Identify all lines in the listing that include the word "this", and copy them out.
>>>
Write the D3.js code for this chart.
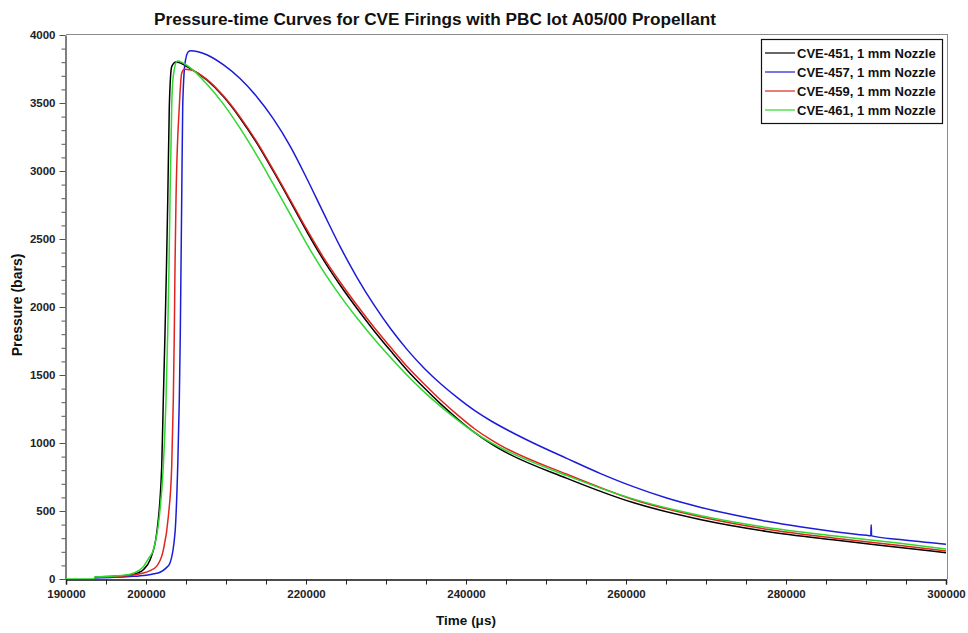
<!DOCTYPE html>
<html>
<head>
<meta charset="utf-8">
<script src="https://cdn.jsdelivr.net/npm/d3@7/dist/d3.min.js"></script>
<style>
  html, body { margin: 0; padding: 0; background: #fff; }
  svg { display: block; }
  text { font-family: "Liberation Sans", Arial, Helvetica, sans-serif; font-weight: bold; }
</style>
</head>
<body>
<svg id="chart" width="968" height="633"></svg>
<script>
// Pressure-time records, [time in microseconds, pressure in bars]
const cve451 = [
  [193600, 15], [196000, 20], [198000, 30], [199000, 45], [199700, 70],
  [200500, 140], [201338, 338], [201963, 826], [202163, 1316], [202375, 1809],
  [202560, 2296], [202720, 2787], [202913, 3473], [203213, 3767], [203750, 3801],
  [205500, 3755], [207600, 3669], [209700, 3545], [211750, 3390], [213800, 3210],
  [215900, 3000], [218000, 2780], [220100, 2555], [222200, 2345], [224300, 2158],
  [226400, 1987], [228500, 1826], [230600, 1676], [232700, 1532], [234800, 1404],
  [236900, 1284], [239000, 1175], [241100, 1076], [243200, 992], [244250, 955],
  [252625, 740], [260875, 562], [269250, 438], [277625, 350], [285875, 288],
  [294250, 232], [300000, 193]
];
const cve457 = [
  [193600, 8], [196000, 12], [198000, 18], [200000, 28], [201000, 38],
  [201750, 50], [202500, 80], [203000, 118], [203625, 338], [203963, 826],
  [204163, 1316], [204288, 1809], [204375, 2296], [204463, 2787], [204588, 3473],
  [204875, 3792], [205288, 3877], [205588, 3885], [207600, 3855], [209700, 3780],
  [211750, 3680], [213800, 3550], [215900, 3385], [218000, 3185], [220100, 2945],
  [222200, 2690], [224300, 2440], [226400, 2215], [228500, 2015], [230600, 1838],
  [232700, 1683], [234800, 1548], [236900, 1432], [239000, 1330], [241100, 1238],
  [243200, 1160], [245300, 1092], [248413, 1000], [252588, 887], [256750, 777],
  [260913, 679], [265088, 595], [269250, 528], [273413, 472], [277588, 424],
  [281750, 384], [285913, 350], [290088, 321], [290600, 318], [290650, 398],
  [290700, 317], [294250, 290], [300000, 255]
];
const cve459 = [
  [193600, 12], [196000, 16], [198000, 25], [199500, 42], [200500, 62],
  [201338, 95], [202163, 213], [202788, 458], [203213, 826], [203413, 1316],
  [203538, 1809], [203625, 2296], [203750, 2787], [204163, 3473], [204463, 3718],
  [204788, 3748], [205500, 3745], [207600, 3674], [209700, 3551], [211750, 3398],
  [213800, 3219], [215900, 3010], [218000, 2792], [220100, 2570], [222200, 2363],
  [224300, 2180], [226400, 2011], [228500, 1851], [230600, 1702], [232700, 1559],
  [234800, 1432], [236900, 1312], [239000, 1203], [241100, 1103], [243200, 1021],
  [244250, 985], [252625, 770], [260875, 585], [269250, 458], [277625, 366],
  [285875, 302], [294250, 246], [300000, 206]
];
const cve461 = [
  [190000, 0], [193500, 0], [193600, 15], [196000, 22], [198000, 35],
  [199000, 60], [199663, 90], [200300, 150], [200913, 213], [201663, 458],
  [202163, 826], [202500, 1316], [202713, 1809], [202875, 2296], [203000, 2787],
  [203213, 3473], [203413, 3700], [203913, 3809], [205500, 3760], [207600, 3639],
  [209700, 3490], [211750, 3315], [213800, 3120], [215900, 2905], [218000, 2685],
  [220100, 2463], [222200, 2260], [224300, 2080], [226400, 1917], [228500, 1766],
  [230600, 1626], [232700, 1494], [234800, 1374], [236900, 1266], [239000, 1167],
  [241100, 1076], [243200, 1000], [244250, 967], [252625, 760], [260875, 589],
  [269250, 467], [277625, 379], [285875, 318], [294250, 262], [300000, 221]
];

const seriesNames = ["CVE-451, 1 mm Nozzle", "CVE-457, 1 mm Nozzle", "CVE-459, 1 mm Nozzle", "CVE-461, 1 mm Nozzle"];
const seriesColors = ["#000000", "#1c1cd8", "#e0241f", "#2ed82e"];
const seriesData = [cve451, cve457, cve459, cve461];

const xTickValues = d3.range(190000, 300001, 5000);
const xTickLabels = [190000, 200000, 220000, 240000, 260000, 280000, 300000];
const yTickValues = d3.range(0, 4001, 100);
const yTickLabels = [0, 500, 1000, 1500, 2000, 2500, 3000, 3500, 4000];

const titleText = "Pressure-time Curves for CVE Firings with PBC lot A05/00 Propellant";
const xTitle = "Time (\u03bcs)";
const yTitle = "Pressure (bars)";

const svg = d3.select("#chart");
const plot = { left: 66, right: 946, top: 35, bottom: 579 };

const x = d3.scaleLinear().domain([190000, 300000]).range([plot.left, plot.right]);
const y = d3.scaleLinear().domain([0, 4000]).range([plot.bottom, plot.top]);

// frame: gray top and right edges
svg.append("line").attr("x1", plot.left).attr("x2", plot.right + 1)
  .attr("y1", plot.top - 0.5).attr("y2", plot.top - 0.5)
  .attr("stroke", "#8a8a8a").attr("stroke-width", 1);
svg.append("line").attr("x1", plot.right + 1.5).attr("x2", plot.right + 1.5)
  .attr("y1", plot.top - 1).attr("y2", plot.bottom)
  .attr("stroke", "#8a8a8a").attr("stroke-width", 1);

// y axis with minor ticks every 100
const yAxis = d3.axisLeft(y)
  .tickValues(yTickValues)
  .tickSize(0)
  .tickPadding(10)
  .tickFormat(d => yTickLabels.includes(d) ? d : "");
const gy = svg.append("g").attr("transform", `translate(${plot.left - 0.5},0)`).call(yAxis);
gy.select(".domain").attr("stroke", "#555").attr("stroke-width", 1.5);
gy.selectAll(".tick line")
  .attr("x2", d => yTickLabels.includes(d) ? -6 : -4)
  .attr("stroke", "#555");
gy.selectAll(".tick text").attr("font-size", "11.5px").attr("fill", "#222")
  .attr("font-family", "'Liberation Sans', Arial, sans-serif").attr("font-weight", "bold");

// x axis with ticks every 5000
const xAxis = d3.axisBottom(x)
  .tickValues(xTickValues)
  .tickSize(5)
  .tickPadding(5)
  .tickFormat(d => xTickLabels.includes(d) ? d : "");
const gx = svg.append("g").attr("transform", `translate(0,${plot.bottom + 0.5})`).call(xAxis);
gx.select(".domain").attr("stroke", "#111").attr("stroke-width", 1.5);
gx.selectAll(".tick line").attr("stroke", "#222");
gx.selectAll(".tick text").attr("font-size", "11.5px").attr("fill", "#222")
  .attr("font-family", "'Liberation Sans', Arial, sans-serif").attr("font-weight", "bold");

// curves
const line = d3.line()
  .x(d => x(d[0]))
  .y(d => y(d[1]))
  .curve(d3.curveMonotoneX);

svg.append("clipPath").attr("id", "plotclip")
  .append("rect").attr("x", plot.left).attr("y", plot.top - 2)
  .attr("width", plot.right - plot.left + 1).attr("height", plot.bottom - plot.top + 2);

svg.append("g").attr("clip-path", "url(#plotclip)")
  .selectAll("path.curve")
  .data(seriesData)
  .join("path")
  .attr("class", "curve")
  .attr("d", line)
  .attr("fill", "none")
  .attr("stroke", (d, i) => seriesColors[i])
  .attr("stroke-width", 1.5)
  .attr("stroke-linejoin", "round");

// title and axis titles
svg.append("text").attr("x", 435).attr("y", 25)
  .attr("text-anchor", "middle").attr("font-size", "17.2px").attr("fill", "#111")
  .text(titleText);
svg.append("text").attr("x", 466).attr("y", 625)
  .attr("text-anchor", "middle").attr("font-size", "13.5px").attr("fill", "#111")
  .text(xTitle);
svg.append("text")
  .attr("transform", `translate(22,${305}) rotate(-90)`)
  .attr("text-anchor", "middle").attr("font-size", "14px").attr("fill", "#111")
  .text(yTitle);

// legend
const legend = svg.append("g");
legend.append("rect")
  .attr("x", 761.5).attr("y", 39.5).attr("width", 181).attr("height", 84)
  .attr("fill", "#fff").attr("stroke", "#111").attr("stroke-width", 1.2);
const rowY = [53, 72, 91, 110];
seriesNames.forEach((name, i) => {
  legend.append("line")
    .attr("x1", 765).attr("x2", 795)
    .attr("y1", rowY[i]).attr("y2", rowY[i])
    .attr("stroke", seriesColors[i]).attr("stroke-width", 1.2);
  legend.append("text")
    .attr("x", 797).attr("y", rowY[i] + 4.5)
    .attr("font-size", "13px").attr("fill", "#111")
    .text(name);
});
</script>
</body>
</html>
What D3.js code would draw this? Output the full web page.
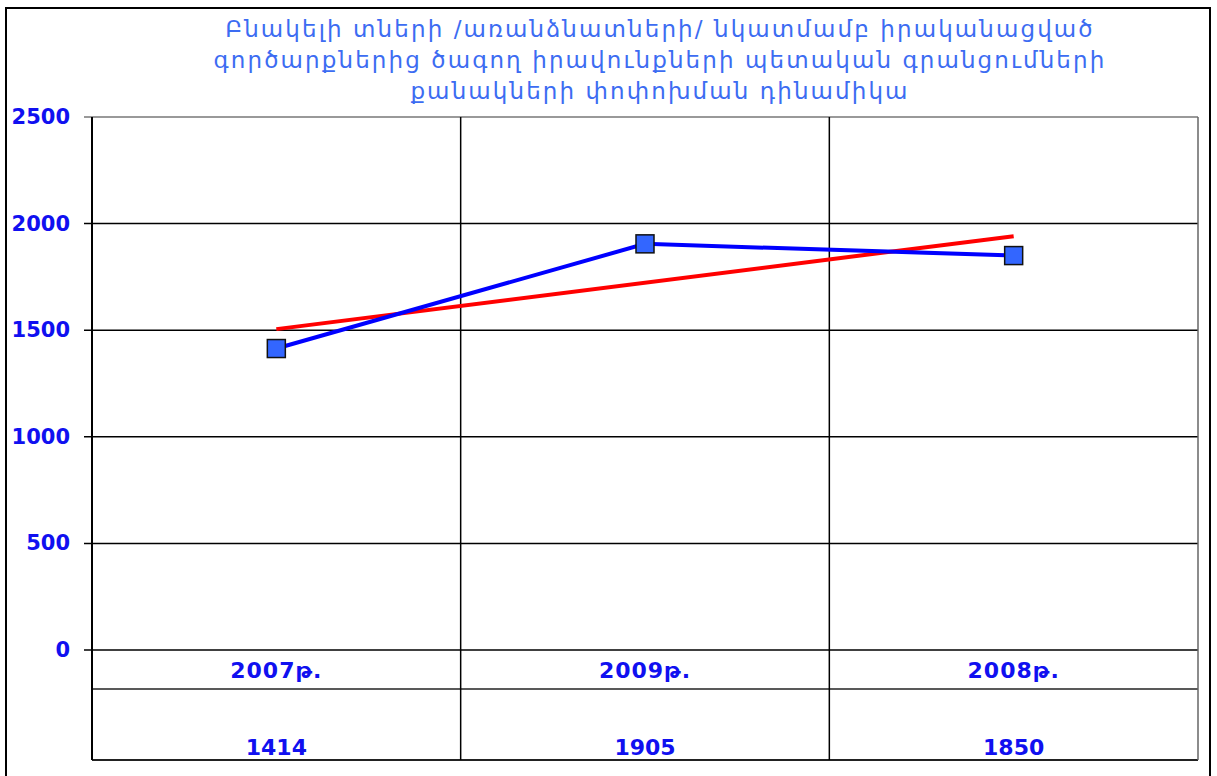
<<<
▶ FINAL RESULT:
Write the D3.js code for this chart.
What D3.js code would draw this? Output the full web page.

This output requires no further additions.